Starke Veränderungen
Sorgen bereitet Reisenzahn ein Detail der Reise-analyse
2023. Bei dieser Befragung gaben immerhin 30 Prozent
aller deutschsprachigen EU-Bürger:innen an, dass sich
ihre persönliche wirtschaftliche Lage verschlechtert
habe oder voraussichtlich verschlechtern werde. Das sei
eine Ausgangssituation, die zusätzlich zum frühen
Ostertermin eher für eine kurze Saison spreche. „Die
preissensiblere Wintersaison 2023/24 könnte daher zur
entscheidenden Gretchenfrage im Tourismus werden.“
Generell sei der Tourismus in vielen Bereichen in Brüchen, sagt Reisenzahn. Schuld daran sei auch die Pandemie. „Wir sehen einen Wandel von einer Erlebnisgesellschaft hin zu einer Sinngesellschaft. Menschen sehnen sich eben nach etwas Sinnvollem, das sie im Alltag umsetzen und integrieren können.“ Genau das könne für Betriebe eine große Chance sein, sich in diese Richtung weiterzuentwickeln, vor allem auch in Richtung Ganzjahrestourismus.
Notwendige Anpassung
Ein weiteres relevantes Phänomen, auf das
Touristiker:innen allerdings wenig Einfluss hätten, sei
der Klimawandel. Die Sommer werden immer heißer und die
Winter immer wärmer – auch aus diesem Grund müsse es
zwangsläufig ein Umdenken in Richtung Entzerrung geben.

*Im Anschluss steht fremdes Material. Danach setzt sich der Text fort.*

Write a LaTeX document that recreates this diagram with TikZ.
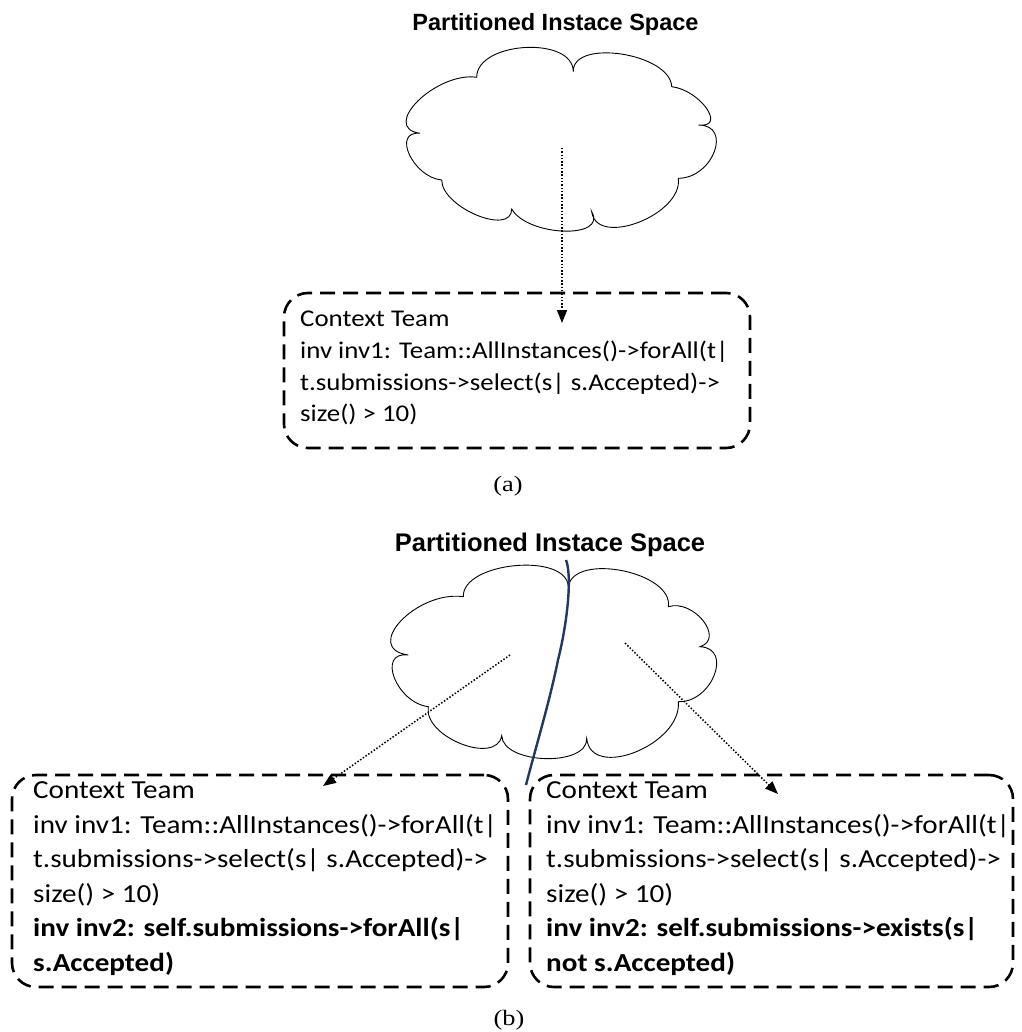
\documentclass[tikz,border=0pt]{standalone}
\usepackage{fontspec}
\setmainfont{Carlito}
\newfontfamily\codefont[FakeStretch=1.12]{Carlito}
\newfontfamily\titlefont{Liberation Sans}
\newfontfamily\capfont[FakeStretch=1.2]{Liberation Serif}
\usetikzlibrary{arrows.meta}
\definecolor{navyline}{RGB}{31,56,100}
\begin{document}
\begin{tikzpicture}[x=1pt,y=-1pt,
  ctxbox/.style={draw, line width=2.6pt, dash pattern=on 15pt off 8pt, rounded corners=24pt, inner sep=0pt},
  cloudline/.style={draw, line width=0.9pt, line join=miter},
  dotarrow/.style={line width=1.5pt, dash pattern=on 1.5pt off 1.8pt, -{Triangle[length=13pt,width=10pt]}},
  titletext/.style={font=\titlefont\bfseries\fontsize{23.5}{28}\selectfont},
  captext/.style={font=\capfont\fontsize{22}{26}\selectfont},
  codetop/.style={anchor=north west, inner sep=0pt, align=left, font=\codefont\fontsize{24}{31.7}\selectfont},
  codebot/.style={anchor=north west, inner sep=0pt, align=left, font=\codefont\fontsize{26}{34.6}\selectfont},
  divider/.style={draw=navyline, line width=2.4pt}
]
\useasboundingbox (0,0) rectangle (1021,1032);

% ---------- (a) ----------
\node[titletext] (t1) at (555.5,24) {Partitioned Instace Space};
% cloud 1
\path[cloudline] (476.7,77.3)
  .. controls (476.7,41.3) and (573.3,35.7) .. (573.3,71.7)
  .. controls (572,38.2) and (670.4,53.2) .. (671.7,86.7)
  .. controls (700.5,90.2) and (727.1,128.5) .. (698.3,125)
  .. controls (733,125) and (713,178.3) .. (678.3,178.3)
  .. controls (683.1,214.7) and (596.5,248.1) .. (591.7,211.7)
  .. controls (607.7,239.4) and (527.7,236.7) .. (511.7,209)
  .. controls (511.7,236.5) and (441.7,207.5) .. (441.7,180)
  .. controls (413.1,177.4) and (391.4,130.7) .. (420,133.3)
  .. controls (379.4,127.5) and (436.1,71.5) .. (476.7,77.3) -- cycle;
\node[ctxbox, minimum width=466pt, minimum height=155pt] (b1) at (517,370.5) {};
\node[codetop] (x1) at (300,311) {Context Team\\inv inv1: Team::AllInstances()->forAll(t|\\t.submissions->select(s| s.Accepted)->\\size() > 10)};
\coordinate (s1) at (562,148);
\coordinate (e1) at (562,323);
\draw[dotarrow] (s1) -- (e1);
\node[captext] (la) at (508,486) {(a)};

% ---------- (b) ----------
\node[titletext, font=\titlefont\bfseries\fontsize{25.5}{30}\selectfont] (t2) at (550,545) {Partitioned Instace Space};
% cloud 2
\path[cloudline] (463.3,596.7)
  .. controls (462,562) and (567,552) .. (568.3,586.7)
  .. controls (573.7,552) and (673.7,572) .. (668.3,606.7)
  .. controls (693.6,598.7) and (725.3,638.7) .. (700,646.7)
  .. controls (733.4,648) and (711.7,703) .. (678.3,701.7)
  .. controls (682.3,744.4) and (590.7,781) .. (586.7,738.3)
  .. controls (588,767.1) and (503,764.5) .. (501.7,735.7)
  .. controls (496.4,765.8) and (423,736.8) .. (428.3,706.7)
  .. controls (396.3,702.6) and (376.3,650.9) .. (408.3,655)
  .. controls (361.7,648.4) and (416.7,590.1) .. (463.3,596.7) -- cycle;
\node[ctxbox, minimum width=496pt, minimum height=212pt] (b2) at (260,881) {};
\node[ctxbox, minimum width=483pt, minimum height=212pt] (b3) at (771.5,881) {};
\node[codebot] (x2) at (33,781.5) {Context Team\\inv inv1: Team::AllInstances()->forAll(t|\\t.submissions->select(s| s.Accepted)->\\size() > 10)\\\textbf{inv inv2: self.submissions->forAll(s|}\\\textbf{s.Accepted)}};
\node[codebot] (x3) at (546,781.5) {Context Team\\inv inv1: Team::AllInstances()->forAll(t|\\t.submissions->select(s| s.Accepted)->\\size() > 10)\\\textbf{inv inv2: self.submissions->exists(s|}\\\textbf{not s.Accepted)}};
\coordinate (s2) at (510,655);
\coordinate (e2) at (323,786);
\coordinate (s3) at (625,643);
\coordinate (e3) at (778,794);
\draw[dotarrow] (s2) -- (e2);
\draw[dotarrow] (s3) -- (e3);
\coordinate (d1) at (566,560);
\coordinate (dm) at (558,660);
\coordinate (d2) at (526,785);
\draw[divider] (d1) .. controls (572,575) and (568,620) .. (dm) .. controls (550,700) and (535,750) .. (d2);
\node[captext] (lb) at (509,1020) {(b)};
\end{tikzpicture}
\end{document}
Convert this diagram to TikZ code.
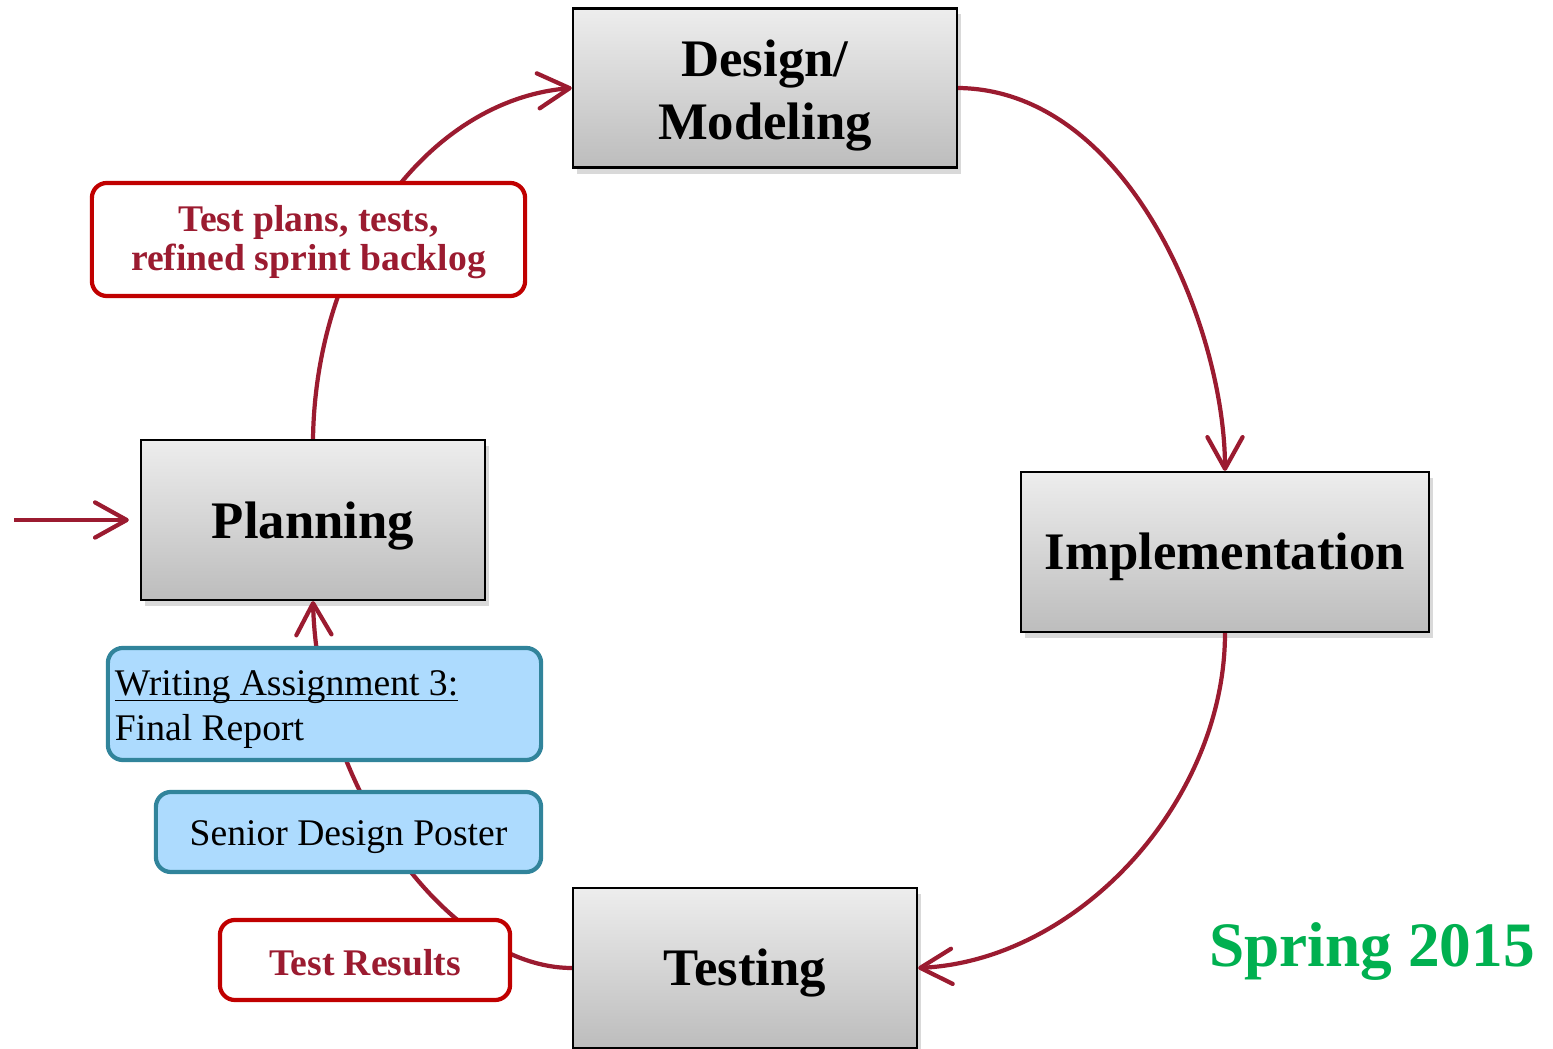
\documentclass[tikz,border=0pt]{standalone}
\usepackage{fontspec}
\setmainfont{Liberation Serif}
\usetikzlibrary{arrows.meta,shadows}
\newcommand{\myuline}[1]{\setbox0\hbox{#1}\rlap{\rule[-1.6pt]{\wd0}{0.45pt}}\box0}
\newcommand{\dn}[2][0.065cm]{\raisebox{-#1}[\height][\depth]{#2}}
\definecolor{flowred}{HTML}{9B1B30}
\definecolor{boxred}{HTML}{C00000}
\definecolor{tealb}{HTML}{31849B}
\definecolor{lightb}{HTML}{ADDBFE}
\definecolor{springg}{HTML}{00B050}
\tikzset{
  phase/.style={draw=black, line width=0.6pt, top color=black!7, bottom color=black!26,
    drop shadow={shadow xshift=0.04cm, shadow yshift=-0.06cm, opacity=0.3},
    font=\fontsize{15}{18}\selectfont\bfseries, inner sep=0pt},
  redlabel/.style={draw=boxred, line width=1.2pt, fill=white, rounded corners=0.15cm,
    text=flowred, font=\fontsize{10.7}{11}\selectfont\bfseries, inner sep=0pt},
  bluelabel/.style={draw=tealb, line width=1.2pt, fill=lightb, rounded corners=0.15cm,
    font=\fontsize{10.7}{12.8}\selectfont, inner sep=0pt},
  flow/.style={draw=flowred, line width=1.2pt, -{Straight Barb[length=9pt,width=10pt,round]}}
}
\begin{document}
\begin{tikzpicture}[x=0.01cm,y=-0.01cm]
\useasboundingbox (0,0) rectangle (1553,1049);
% phase boxes
\node[phase, minimum width=3.84cm, minimum height=1.59cm] (design) at (765,88)
  {\dn[0.07cm]{\begin{tabular}{@{}c@{}}Design/\\Modeling\end{tabular}}};
\node[phase, minimum width=3.44cm, minimum height=1.60cm] (planning) at (313,520) {\dn{Planning}};
\node[phase, minimum width=4.08cm, minimum height=1.60cm] (impl) at (1225,552) {\dn[0.05cm]{Implementation}};
\node[phase, minimum width=3.44cm, minimum height=1.60cm] (testing) at (745,968) {\dn[0.055cm]{Testing}};
% connectors
\coordinate (entry) at (14,520);
\draw[flow] (entry) -- ([xshift=-0.11cm]planning.west);
\draw[flow] (planning.north) .. controls (316,250) and (430,100) .. (design.west);
\draw[flow] (design.east) .. controls (1130,90) and (1225,330) .. (impl.north);
\draw[flow] (impl.south) .. controls (1225,800) and (1080,960) .. (testing.east);
\draw[flow] (testing.west) .. controls (450,968) and (318,790) .. (planning.south);
% labels
\node[redlabel, minimum width=4.33cm, minimum height=1.13cm] (tp) at (308.5,239.5)
  {\dn[0.04cm]{\begin{tabular}{@{}c@{}}Test plans, tests,\\refined sprint backlog\end{tabular}}};
\node[bluelabel, minimum width=4.33cm, minimum height=1.12cm] (wa) at (324.5,704)
  {\makebox[4.19cm][l]{\dn[0.05cm]{\begin{tabular}{@{}l@{}}\myuline{Writing Assignment 3:}\\Final Report\end{tabular}}}};
\node[bluelabel, minimum width=3.85cm, minimum height=0.80cm] (sdp) at (348.5,832) {\dn[0.05cm]{Senior Design Poster}};
\node[redlabel, minimum width=2.90cm, minimum height=0.80cm] (tr) at (365,960) {\dn[0.03cm]{Test Results}};
\node[text=springg, font=\fontsize{18}{20}\selectfont\bfseries, inner sep=0pt] (spring) at (1372,952) {Spring 2015};
\end{tikzpicture}
\end{document}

„Letzten Winter waren die Schneebedingungen im
Spätwinter und um Ostern am besten. Das führt natürlich
zu einer Verschiebung der Reisezeiten“, sagt Reisenzahn.
Dafür werde zu Saisonbeginn die Schneelage von Jahr zu
Jahr unsicherer. „Skiindustrie und Bergbahnen können
nicht mehr mit den perfekten weißen Pisten in die
Werbung gehen. Stattdessen müssen sie andere Themen wie
zum Beispiel die Kulinarik im Programm aufnehmen.“
In Tirol zeichnet sich laut Reisenzahn schon eine Entwicklung in diese Richtung ab: „Wir haben das große Glück, dass sich in Tirol in den letzten Jahren schon eine dritte Saisonzeit herausgebildet hat, nämlich der Herbst.“ Damit sei vor allem der Wander- und Naturtourismus gemeint. Das sei ein Schritt in die richtige Richtung, wobei für eine wirkliche Entzerrung noch weitere Herausforderungen anstehen würden.